> _EXERCISE BRIEF_
Looking at the listing beneath, work out how many lines hold "this" and report only that figure.

-- BEGIN --

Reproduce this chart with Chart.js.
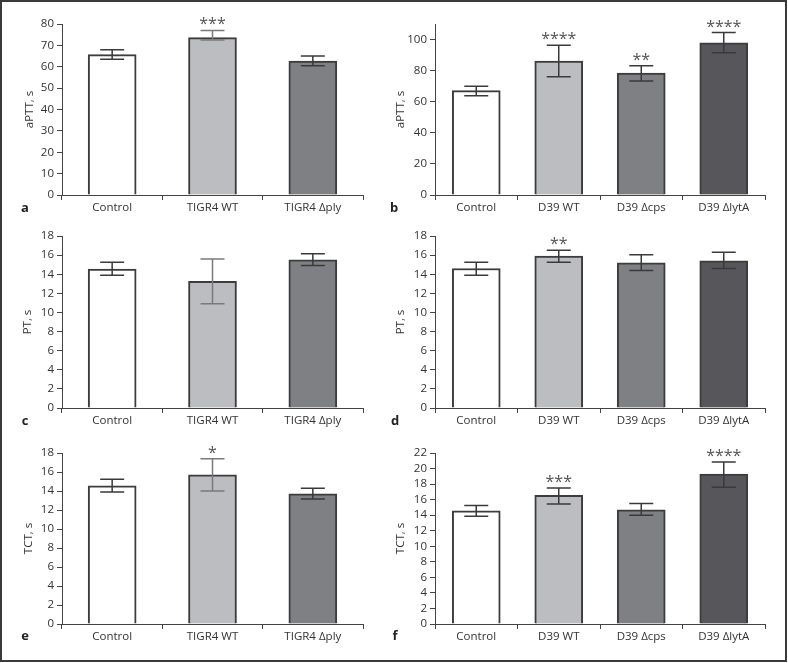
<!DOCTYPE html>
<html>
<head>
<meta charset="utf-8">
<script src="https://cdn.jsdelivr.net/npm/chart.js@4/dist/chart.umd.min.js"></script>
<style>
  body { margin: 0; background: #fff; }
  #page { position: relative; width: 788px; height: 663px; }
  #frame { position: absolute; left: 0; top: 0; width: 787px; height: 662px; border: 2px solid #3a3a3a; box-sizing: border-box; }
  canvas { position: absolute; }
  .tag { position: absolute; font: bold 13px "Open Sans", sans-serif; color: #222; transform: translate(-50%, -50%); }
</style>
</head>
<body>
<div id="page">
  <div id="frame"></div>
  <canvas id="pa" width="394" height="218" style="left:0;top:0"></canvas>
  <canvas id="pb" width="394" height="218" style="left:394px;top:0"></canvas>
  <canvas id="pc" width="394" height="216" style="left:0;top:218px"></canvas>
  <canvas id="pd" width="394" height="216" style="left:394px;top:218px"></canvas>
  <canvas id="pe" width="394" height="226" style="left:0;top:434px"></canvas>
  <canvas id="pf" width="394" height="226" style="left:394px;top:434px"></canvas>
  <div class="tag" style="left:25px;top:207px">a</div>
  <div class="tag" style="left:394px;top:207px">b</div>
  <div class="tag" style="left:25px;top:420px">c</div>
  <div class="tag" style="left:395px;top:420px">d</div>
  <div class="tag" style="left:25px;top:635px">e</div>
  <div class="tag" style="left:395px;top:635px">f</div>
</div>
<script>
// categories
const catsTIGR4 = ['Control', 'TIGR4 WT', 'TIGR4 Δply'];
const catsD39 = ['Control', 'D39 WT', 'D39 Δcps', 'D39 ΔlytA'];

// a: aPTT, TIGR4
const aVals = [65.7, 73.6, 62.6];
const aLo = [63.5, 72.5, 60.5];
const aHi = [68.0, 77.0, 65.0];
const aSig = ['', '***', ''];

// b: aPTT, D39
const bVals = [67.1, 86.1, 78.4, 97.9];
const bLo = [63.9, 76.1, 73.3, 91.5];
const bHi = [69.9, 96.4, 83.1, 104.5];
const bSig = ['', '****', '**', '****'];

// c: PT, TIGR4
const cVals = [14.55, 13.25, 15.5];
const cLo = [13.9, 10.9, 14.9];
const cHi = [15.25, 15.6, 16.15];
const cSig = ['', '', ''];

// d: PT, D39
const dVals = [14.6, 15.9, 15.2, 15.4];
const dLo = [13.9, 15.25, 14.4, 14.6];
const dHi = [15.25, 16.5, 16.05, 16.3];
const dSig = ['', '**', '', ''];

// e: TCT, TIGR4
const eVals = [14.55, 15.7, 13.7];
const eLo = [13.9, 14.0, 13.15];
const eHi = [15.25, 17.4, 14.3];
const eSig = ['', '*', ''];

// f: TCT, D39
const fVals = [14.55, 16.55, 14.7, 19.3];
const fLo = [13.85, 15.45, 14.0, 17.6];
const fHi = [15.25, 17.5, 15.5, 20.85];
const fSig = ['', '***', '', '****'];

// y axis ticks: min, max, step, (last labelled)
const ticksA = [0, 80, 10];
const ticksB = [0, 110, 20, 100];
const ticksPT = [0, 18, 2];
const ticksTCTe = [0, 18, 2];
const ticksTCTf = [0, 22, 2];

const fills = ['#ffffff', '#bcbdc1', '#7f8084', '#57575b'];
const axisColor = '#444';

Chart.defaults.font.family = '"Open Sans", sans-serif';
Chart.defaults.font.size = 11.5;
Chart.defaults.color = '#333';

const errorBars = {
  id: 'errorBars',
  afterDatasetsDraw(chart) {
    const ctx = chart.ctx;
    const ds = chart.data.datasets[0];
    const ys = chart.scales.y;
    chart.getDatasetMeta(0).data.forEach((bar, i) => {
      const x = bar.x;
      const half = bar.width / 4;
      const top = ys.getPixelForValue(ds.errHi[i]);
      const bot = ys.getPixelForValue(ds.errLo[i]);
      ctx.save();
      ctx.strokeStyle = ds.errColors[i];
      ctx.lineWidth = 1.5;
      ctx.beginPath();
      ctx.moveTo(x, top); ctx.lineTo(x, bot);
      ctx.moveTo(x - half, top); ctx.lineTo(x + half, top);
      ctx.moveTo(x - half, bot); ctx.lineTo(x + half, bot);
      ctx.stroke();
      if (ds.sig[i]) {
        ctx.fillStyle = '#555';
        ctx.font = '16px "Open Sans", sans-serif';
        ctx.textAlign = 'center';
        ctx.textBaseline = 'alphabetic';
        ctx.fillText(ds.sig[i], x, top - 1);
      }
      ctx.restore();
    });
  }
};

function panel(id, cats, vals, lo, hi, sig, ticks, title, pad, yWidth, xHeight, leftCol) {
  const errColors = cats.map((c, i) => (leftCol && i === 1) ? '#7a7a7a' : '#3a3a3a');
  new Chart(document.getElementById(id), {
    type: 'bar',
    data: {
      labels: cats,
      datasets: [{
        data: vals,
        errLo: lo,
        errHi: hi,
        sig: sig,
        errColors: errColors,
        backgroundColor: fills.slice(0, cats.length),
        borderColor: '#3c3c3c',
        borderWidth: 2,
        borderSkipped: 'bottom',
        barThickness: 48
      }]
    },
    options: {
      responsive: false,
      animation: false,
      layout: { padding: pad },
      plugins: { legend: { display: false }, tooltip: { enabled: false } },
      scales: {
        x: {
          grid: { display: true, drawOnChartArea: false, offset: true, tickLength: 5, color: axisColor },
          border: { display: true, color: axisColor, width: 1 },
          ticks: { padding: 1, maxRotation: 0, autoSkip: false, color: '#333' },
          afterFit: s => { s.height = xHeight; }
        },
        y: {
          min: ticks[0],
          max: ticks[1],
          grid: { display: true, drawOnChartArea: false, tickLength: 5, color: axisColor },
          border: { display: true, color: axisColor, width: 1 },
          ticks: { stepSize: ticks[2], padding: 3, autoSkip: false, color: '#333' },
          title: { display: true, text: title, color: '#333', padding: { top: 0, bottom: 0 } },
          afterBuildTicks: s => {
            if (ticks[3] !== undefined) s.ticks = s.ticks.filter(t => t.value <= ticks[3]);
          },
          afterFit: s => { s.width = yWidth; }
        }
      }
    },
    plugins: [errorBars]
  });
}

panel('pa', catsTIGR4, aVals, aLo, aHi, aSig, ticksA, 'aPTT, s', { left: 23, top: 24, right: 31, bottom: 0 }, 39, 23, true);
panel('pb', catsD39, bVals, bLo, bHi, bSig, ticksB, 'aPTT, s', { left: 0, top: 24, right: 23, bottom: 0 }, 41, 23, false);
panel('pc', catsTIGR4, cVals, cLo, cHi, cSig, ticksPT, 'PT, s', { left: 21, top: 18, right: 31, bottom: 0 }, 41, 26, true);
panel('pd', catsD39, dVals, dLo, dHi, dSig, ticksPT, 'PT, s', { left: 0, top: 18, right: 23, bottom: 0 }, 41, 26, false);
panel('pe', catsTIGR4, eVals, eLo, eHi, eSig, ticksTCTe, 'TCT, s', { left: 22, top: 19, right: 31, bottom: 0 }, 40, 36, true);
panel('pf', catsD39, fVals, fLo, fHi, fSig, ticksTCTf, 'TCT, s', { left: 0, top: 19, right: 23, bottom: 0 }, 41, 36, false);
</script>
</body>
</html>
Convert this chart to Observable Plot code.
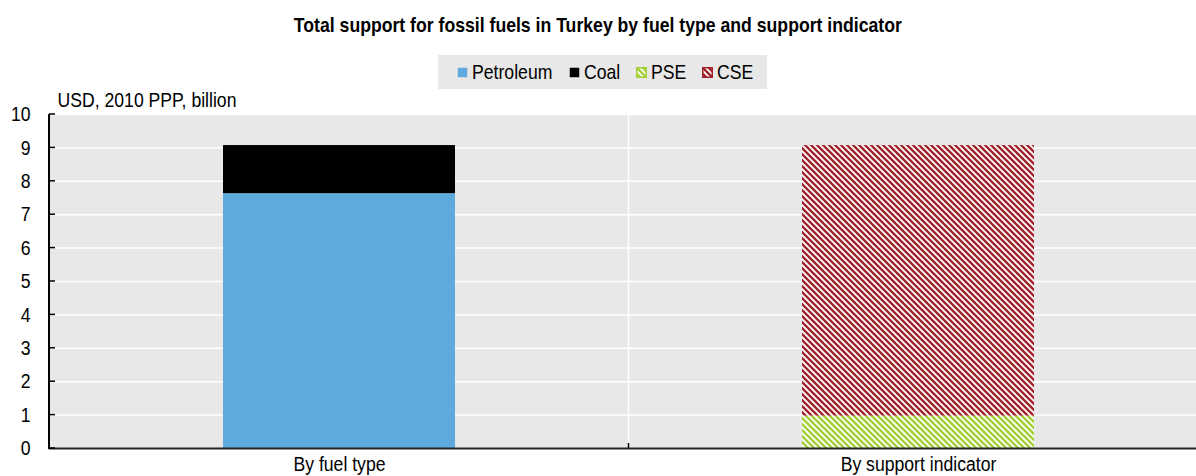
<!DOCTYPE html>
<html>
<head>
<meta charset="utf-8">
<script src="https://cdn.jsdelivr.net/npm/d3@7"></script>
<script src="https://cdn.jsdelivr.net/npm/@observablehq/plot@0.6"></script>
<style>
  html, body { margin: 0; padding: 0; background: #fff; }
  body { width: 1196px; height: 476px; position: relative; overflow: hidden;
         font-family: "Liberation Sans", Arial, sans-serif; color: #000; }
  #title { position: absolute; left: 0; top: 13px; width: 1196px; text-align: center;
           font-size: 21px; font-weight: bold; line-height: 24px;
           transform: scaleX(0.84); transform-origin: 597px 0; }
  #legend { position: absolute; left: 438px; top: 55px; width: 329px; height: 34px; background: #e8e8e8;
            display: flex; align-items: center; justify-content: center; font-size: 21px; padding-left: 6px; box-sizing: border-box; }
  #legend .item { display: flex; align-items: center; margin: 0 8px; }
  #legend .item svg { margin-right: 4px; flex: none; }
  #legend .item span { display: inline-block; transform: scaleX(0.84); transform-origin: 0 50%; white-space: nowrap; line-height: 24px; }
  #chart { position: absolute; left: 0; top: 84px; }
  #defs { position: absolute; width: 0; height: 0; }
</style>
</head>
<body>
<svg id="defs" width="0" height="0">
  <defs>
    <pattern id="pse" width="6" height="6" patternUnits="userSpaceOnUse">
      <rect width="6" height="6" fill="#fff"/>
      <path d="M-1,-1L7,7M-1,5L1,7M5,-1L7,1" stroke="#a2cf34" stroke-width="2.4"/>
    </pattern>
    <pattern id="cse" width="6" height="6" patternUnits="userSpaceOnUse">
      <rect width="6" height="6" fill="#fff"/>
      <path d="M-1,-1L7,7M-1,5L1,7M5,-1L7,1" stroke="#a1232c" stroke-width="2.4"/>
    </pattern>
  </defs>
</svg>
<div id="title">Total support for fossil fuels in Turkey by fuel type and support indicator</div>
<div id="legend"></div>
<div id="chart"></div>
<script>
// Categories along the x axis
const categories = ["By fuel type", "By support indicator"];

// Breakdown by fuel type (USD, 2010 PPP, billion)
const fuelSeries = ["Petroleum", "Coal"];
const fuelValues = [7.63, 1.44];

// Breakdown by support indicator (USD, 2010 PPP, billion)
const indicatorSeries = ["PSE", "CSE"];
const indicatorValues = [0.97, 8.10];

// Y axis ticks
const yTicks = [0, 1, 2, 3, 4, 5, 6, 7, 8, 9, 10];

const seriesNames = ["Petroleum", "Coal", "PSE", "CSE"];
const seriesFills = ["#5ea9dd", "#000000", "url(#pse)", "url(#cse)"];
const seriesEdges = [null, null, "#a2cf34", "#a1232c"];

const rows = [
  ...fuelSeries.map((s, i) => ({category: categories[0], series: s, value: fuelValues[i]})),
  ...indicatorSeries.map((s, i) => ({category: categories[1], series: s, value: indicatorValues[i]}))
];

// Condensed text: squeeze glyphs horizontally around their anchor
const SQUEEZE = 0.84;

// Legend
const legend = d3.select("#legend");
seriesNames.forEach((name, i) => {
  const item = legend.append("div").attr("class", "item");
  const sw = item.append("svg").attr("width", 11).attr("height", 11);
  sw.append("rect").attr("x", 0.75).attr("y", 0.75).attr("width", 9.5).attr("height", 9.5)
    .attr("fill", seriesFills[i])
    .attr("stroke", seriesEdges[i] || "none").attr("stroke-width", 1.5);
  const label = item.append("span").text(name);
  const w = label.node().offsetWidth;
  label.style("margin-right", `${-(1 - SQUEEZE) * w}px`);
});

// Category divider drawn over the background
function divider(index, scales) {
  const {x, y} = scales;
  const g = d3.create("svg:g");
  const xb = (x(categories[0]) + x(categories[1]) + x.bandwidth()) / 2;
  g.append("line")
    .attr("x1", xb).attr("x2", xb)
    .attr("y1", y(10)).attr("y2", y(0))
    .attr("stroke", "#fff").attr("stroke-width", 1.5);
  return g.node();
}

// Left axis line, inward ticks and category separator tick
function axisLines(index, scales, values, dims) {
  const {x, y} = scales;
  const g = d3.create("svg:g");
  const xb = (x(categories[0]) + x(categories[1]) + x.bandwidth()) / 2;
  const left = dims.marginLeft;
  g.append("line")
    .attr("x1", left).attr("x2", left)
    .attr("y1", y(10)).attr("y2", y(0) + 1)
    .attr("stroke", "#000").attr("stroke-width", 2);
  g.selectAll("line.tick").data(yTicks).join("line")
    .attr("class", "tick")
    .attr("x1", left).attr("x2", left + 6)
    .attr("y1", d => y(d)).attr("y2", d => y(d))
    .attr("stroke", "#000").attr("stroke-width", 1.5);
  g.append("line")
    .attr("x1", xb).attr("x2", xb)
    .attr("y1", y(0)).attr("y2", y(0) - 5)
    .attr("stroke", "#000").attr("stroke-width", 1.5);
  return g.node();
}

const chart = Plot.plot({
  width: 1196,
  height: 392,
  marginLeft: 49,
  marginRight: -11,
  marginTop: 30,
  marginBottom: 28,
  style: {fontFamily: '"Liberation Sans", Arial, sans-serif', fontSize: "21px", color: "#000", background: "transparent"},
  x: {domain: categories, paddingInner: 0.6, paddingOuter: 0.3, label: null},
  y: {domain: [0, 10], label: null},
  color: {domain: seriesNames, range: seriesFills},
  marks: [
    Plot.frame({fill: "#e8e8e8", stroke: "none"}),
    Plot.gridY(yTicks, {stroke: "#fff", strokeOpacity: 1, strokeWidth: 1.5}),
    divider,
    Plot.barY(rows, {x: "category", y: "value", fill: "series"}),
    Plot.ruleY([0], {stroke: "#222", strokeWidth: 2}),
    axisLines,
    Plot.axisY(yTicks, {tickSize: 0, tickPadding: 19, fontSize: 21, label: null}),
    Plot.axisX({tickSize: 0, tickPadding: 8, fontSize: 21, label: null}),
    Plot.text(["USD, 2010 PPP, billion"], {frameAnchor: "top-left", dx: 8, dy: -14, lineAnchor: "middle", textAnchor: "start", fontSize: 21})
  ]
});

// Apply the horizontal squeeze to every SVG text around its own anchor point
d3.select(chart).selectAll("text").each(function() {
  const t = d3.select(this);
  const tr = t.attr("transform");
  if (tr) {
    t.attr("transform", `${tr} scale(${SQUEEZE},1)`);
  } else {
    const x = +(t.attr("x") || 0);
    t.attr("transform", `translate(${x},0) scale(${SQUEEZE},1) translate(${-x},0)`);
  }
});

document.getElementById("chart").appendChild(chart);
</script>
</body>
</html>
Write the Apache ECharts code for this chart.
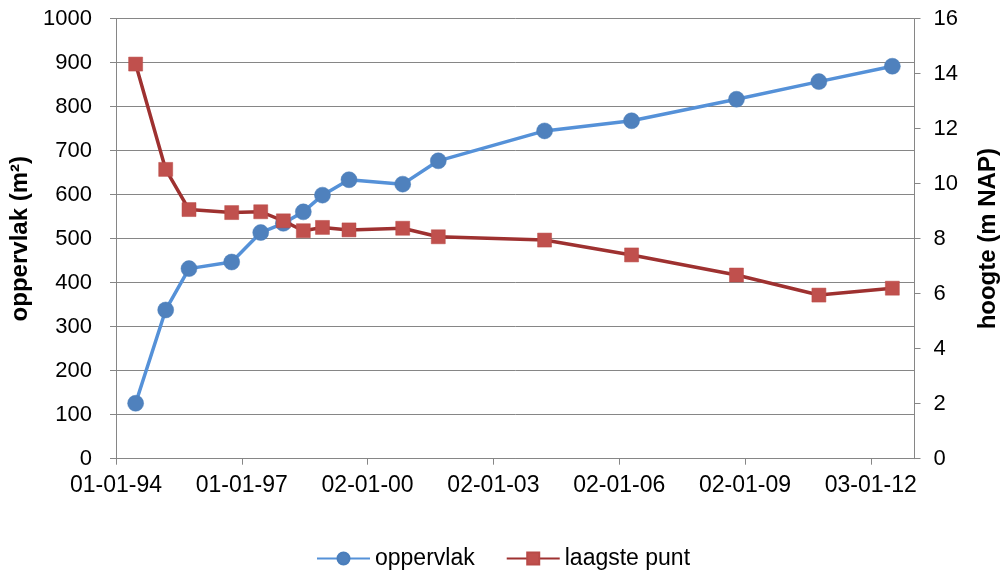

-- END --

> _WRITTEN SOLUTION_
4